El templo y la doctrina

El cuerpo sin vida de Francisco ya está expuesto en la Basílica de San Pedro para que los fieles, alineados pacientemente en una cola interminable que seguramente ilustrará las portadas de muchos medios de comunicación, puedan despedirse del Papa.
A la espera de que el Espíritu Santo alumbre los pensamientos y la voluntad de los 133 cardenales llamados a elegir al sucesor, seguiremos mirando en estado de deslumbramiento la gran puesta en escena de este póstumo y prolongado homenaje. En directo o en diferido el obituario entra por los ojos. Está cargado de solemnidad y misterio a través de la liturgia, la vestimenta, el boato, con gregoriana banda sonora y coloristas desfiles de la gerontocracia vaticana en fúnebre cortejo.
Vale. Se entiende el simbolismo. El poder necesita visualizarse. El riesgo es que la representación se coma a lo representado. Es decir, que los símbolos anulen el mensaje. El mensaje está disponible desde hace dos mil años en la biografía de Jesús de Nazaret. O sea, en el Evangelio. Por concretar, en el Sermón de la Montaña. En mi opinión, mucho más humano y mucho más actual que las Siete Palabras del Cristo vencido en el Gólgota. Pero eso va con cada uno. Tan respetable es la adhesión al que expulsó a los mercaderes del templo como al que se ofreció como cordero de Dios que quita los pecados del mundo.

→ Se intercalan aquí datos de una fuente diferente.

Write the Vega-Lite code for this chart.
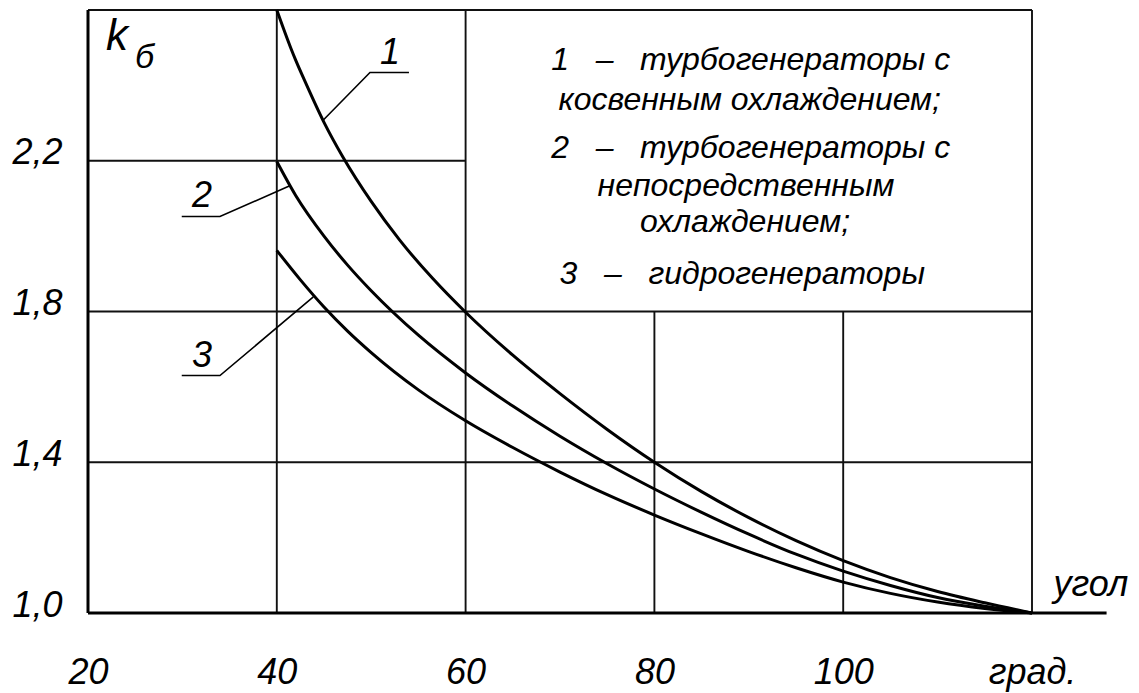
{
  "$schema": "https://vega.github.io/schema/vega-lite/v6.json",
  "description": "k_б versus angle for turbogenerators and hydrogenerators",
  "width": 944,
  "height": 603,
  "autosize": {"type": "none"},
  "padding": {"left": 88, "top": 10, "right": 107, "bottom": 80},
  "background": "white",
  "encoding": {
    "x": {
      "field": "x",
      "type": "quantitative",
      "scale": {"domain": [20, 120], "nice": false, "zero": false},
      "axis": {
        "values": [20, 40, 60, 80, 100, 120],
        "labelExpr": "datum.value == 120 ? '\u00a0\u00a0\u00a0\u00a0град.' : datum.label",
        "grid": false,
        "domain": false,
        "ticks": false,
        "labelFont": "Liberation Sans",
        "labelFontStyle": "italic",
        "labelFontSize": 36,
        "labelColor": "black",
        "labelPadding": 42,
        "labelFlush": false,
        "labelOverlap": false,
        "title": "угол",
        "titleFont": "Liberation Sans",
        "titleFontStyle": "italic",
        "titleFontWeight": "normal",
        "titleFontSize": 36,
        "titleColor": "black",
        "titleX": 965,
        "titleY": -18,
        "titleAlign": "left",
        "titleBaseline": "alphabetic"
      }
    },
    "y": {
      "field": "y",
      "type": "quantitative",
      "scale": {"domain": [1.0, 2.6], "nice": false, "zero": false},
      "axis": {
        "values": [1.0, 1.4, 1.8, 2.2],
        "labelExpr": "replace(format(datum.value, '.1f'), '.', ',')",
        "grid": false,
        "domain": false,
        "ticks": false,
        "labelFont": "Liberation Sans",
        "labelFontStyle": "italic",
        "labelFontSize": 36,
        "labelColor": "black",
        "labelPadding": 26,
        "labelOffset": -8,
        "labelFlush": false,
        "labelOverlap": false,
        "title": null
      }
    }
  },
  "layer": [
    {
      "data": {
        "values": [
          {"x": 40, "x2": 40, "y": 1.0, "y2": 2.6},
          {"x": 60, "x2": 60, "y": 1.0, "y2": 2.6},
          {"x": 80, "x2": 80, "y": 1.0, "y2": 1.8},
          {"x": 100, "x2": 100, "y": 1.0, "y2": 1.8},
          {"x": 120, "x2": 120, "y": 1.0, "y2": 2.6},
          {"x": 20, "x2": 120, "y": 2.6, "y2": 2.6},
          {"x": 20, "x2": 60, "y": 2.2, "y2": 2.2},
          {"x": 20, "x2": 120, "y": 1.8, "y2": 1.8},
          {"x": 20, "x2": 120, "y": 1.4, "y2": 1.4}
        ]
      },
      "mark": {"type": "rule", "color": "#111", "strokeWidth": 1.9},
      "encoding": {"x2": {"field": "x2"}, "y2": {"field": "y2"}}
    },
    {
      "data": {
        "values": [
          {"x": 20, "x2": 20, "y": 1.0, "y2": 2.6},
          {"x": 20, "x2": 127.9, "y": 1.0, "y2": 1.0}
        ]
      },
      "mark": {"type": "rule", "color": "black", "strokeWidth": 3},
      "encoding": {"x2": {"field": "x2"}, "y2": {"field": "y2"}}
    },
    {
      "data": {
        "values": [
          {"series": "1", "x": 40, "y": 2.6},
          {"series": "1", "x": 41.5, "y": 2.498},
          {"series": "1", "x": 42, "y": 2.467},
          {"series": "1", "x": 43, "y": 2.41},
          {"series": "1", "x": 45, "y": 2.302},
          {"series": "1", "x": 47, "y": 2.21},
          {"series": "1", "x": 50, "y": 2.092},
          {"series": "1", "x": 53, "y": 1.99},
          {"series": "1", "x": 56.5, "y": 1.888},
          {"series": "1", "x": 60, "y": 1.798},
          {"series": "1", "x": 65, "y": 1.684},
          {"series": "1", "x": 70, "y": 1.582},
          {"series": "1", "x": 75, "y": 1.487},
          {"series": "1", "x": 80, "y": 1.4},
          {"series": "1", "x": 85, "y": 1.322},
          {"series": "1", "x": 90, "y": 1.253},
          {"series": "1", "x": 95, "y": 1.192},
          {"series": "1", "x": 100, "y": 1.139},
          {"series": "1", "x": 105, "y": 1.094},
          {"series": "1", "x": 110, "y": 1.057},
          {"series": "1", "x": 115, "y": 1.027},
          {"series": "1", "x": 120, "y": 1.0},
          {"series": "2", "x": 40, "y": 2.198},
          {"series": "2", "x": 42, "y": 2.108},
          {"series": "2", "x": 45, "y": 2.0},
          {"series": "2", "x": 47.5, "y": 1.923},
          {"series": "2", "x": 50, "y": 1.855},
          {"series": "2", "x": 55, "y": 1.737},
          {"series": "2", "x": 60, "y": 1.637},
          {"series": "2", "x": 65, "y": 1.549},
          {"series": "2", "x": 70, "y": 1.469},
          {"series": "2", "x": 75, "y": 1.396},
          {"series": "2", "x": 80, "y": 1.329},
          {"series": "2", "x": 85, "y": 1.267},
          {"series": "2", "x": 90, "y": 1.209},
          {"series": "2", "x": 95, "y": 1.156},
          {"series": "2", "x": 100, "y": 1.111},
          {"series": "2", "x": 105, "y": 1.073},
          {"series": "2", "x": 110, "y": 1.041},
          {"series": "2", "x": 115, "y": 1.018},
          {"series": "2", "x": 120, "y": 1.0},
          {"series": "3", "x": 40, "y": 1.962},
          {"series": "3", "x": 42.5, "y": 1.884},
          {"series": "3", "x": 45, "y": 1.812},
          {"series": "3", "x": 47.5, "y": 1.748},
          {"series": "3", "x": 50, "y": 1.691},
          {"series": "3", "x": 55, "y": 1.592},
          {"series": "3", "x": 60, "y": 1.51},
          {"series": "3", "x": 65, "y": 1.439},
          {"series": "3", "x": 70, "y": 1.374},
          {"series": "3", "x": 75, "y": 1.314},
          {"series": "3", "x": 80, "y": 1.26},
          {"series": "3", "x": 85, "y": 1.21},
          {"series": "3", "x": 90, "y": 1.163},
          {"series": "3", "x": 95, "y": 1.12},
          {"series": "3", "x": 100, "y": 1.082},
          {"series": "3", "x": 105, "y": 1.052},
          {"series": "3", "x": 110, "y": 1.029},
          {"series": "3", "x": 115, "y": 1.012},
          {"series": "3", "x": 120, "y": 1.0}
        ]
      },
      "mark": {"type": "line", "color": "black", "strokeWidth": 3, "interpolate": "monotone"},
      "encoding": {"detail": {"field": "series"}}
    },
    {
      "data": {
        "values": [
          {"series": "1", "x": 54.0, "y": 2.434},
          {"series": "1", "x": 49.87, "y": 2.434},
          {"series": "1", "x": 44.93, "y": 2.308},
          {"series": "2", "x": 29.93, "y": 2.052},
          {"series": "2", "x": 33.98, "y": 2.052},
          {"series": "2", "x": 41.32, "y": 2.133},
          {"series": "3", "x": 29.93, "y": 1.63},
          {"series": "3", "x": 33.98, "y": 1.63},
          {"series": "3", "x": 43.87, "y": 1.839}
        ]
      },
      "mark": {"type": "line", "color": "black", "strokeWidth": 1.6},
      "encoding": {"detail": {"field": "series"}}
    },
    {
      "data": {
        "values": [
          {"label": "1", "x": 52.0, "y": 2.486},
          {"label": "2", "x": 32.08, "y": 2.106},
          {"label": "3", "x": 32.08, "y": 1.682}
        ]
      },
      "mark": {"type": "text", "font": "Liberation Sans", "fontStyle": "italic", "fontSize": 36, "color": "black", "align": "center", "baseline": "middle"},
      "encoding": {"text": {"field": "label"}}
    },
    {
      "data": {
        "values": [
          {"label": "1\u00a0\u00a0\u00a0–\u00a0\u00a0\u00a0турбогенераторы с", "x": 90.2, "y": 2.467},
          {"label": "косвенным охлаждением;", "x": 90.1, "y": 2.361},
          {"label": "2\u00a0\u00a0\u00a0–\u00a0\u00a0\u00a0турбогенераторы с", "x": 90.2, "y": 2.234},
          {"label": "непосредственным", "x": 89.7, "y": 2.133},
          {"label": "охлаждением;", "x": 89.6, "y": 2.037},
          {"label": "3\u00a0\u00a0\u00a0–\u00a0\u00a0\u00a0гидрогенераторы", "x": 89.3, "y": 1.899}
        ]
      },
      "mark": {"type": "text", "font": "Liberation Sans", "fontStyle": "italic", "fontSize": 32, "color": "black", "align": "center", "baseline": "middle"},
      "encoding": {"text": {"field": "label"}}
    },
    {
      "data": {
        "values": [
          {"label": "k", "size": "big", "x": 21.9, "y": 2.494},
          {"label": "б", "size": "small", "x": 24.98, "y": 2.446}
        ]
      },
      "mark": {"type": "text", "font": "Liberation Sans", "fontStyle": "italic", "color": "black", "align": "left", "baseline": "alphabetic"},
      "encoding": {
        "text": {"field": "label"},
        "size": {"field": "size", "type": "nominal", "scale": {"domain": ["big", "small"], "range": [44, 34]}, "legend": null}
      }
    }
  ],
  "config": {"view": {"stroke": null}, "font": "Liberation Sans"}
}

En ese momento reflexivo ha sido inevitable rescatar de mi memoria juvenil el poema de León Felipe que cuenta la historia del hombre que tuvo una idea original y la esquematizó a mano en un pequeño trozo de papel, sin saber que la idea se lo acabaría llevando por delante.
Tan pequeño era el papel, tan simple era la doctrina, que cabía de sobras en el bolsillo interno del chaleco de su creador. Pero la doctrina empezó a crecer y entonces necesitó un arca adaptada a su tamaño. Y luego el arca también fue insuficiente para acoger la doctrina que seguía creciendo. Así que hubo de construir un templo. Pero el templo también creció, creció y creció. Hasta que acabó comiéndose a la doctrina y al hombre que la había creado.
La desalentadora conclusión de León Felipe -tan prometeico él- figura al final del poema: el que tenga una doctrina, que se la coma, antes de que se la coma el templo.
Pues, eso:
Que el simbolismo no nos distraiga de la doctrina, base del humanismo vigente en una buena parte del mundo. Que estos vistosos ceremoniales televisados desde la Plaza de San Pedro no acaben desmintiendo la sobriedad reclamada por Francisco para su propia despedida. Y que su condición de faro moral no se pierda en la deslumbrante espectáculo del adiós.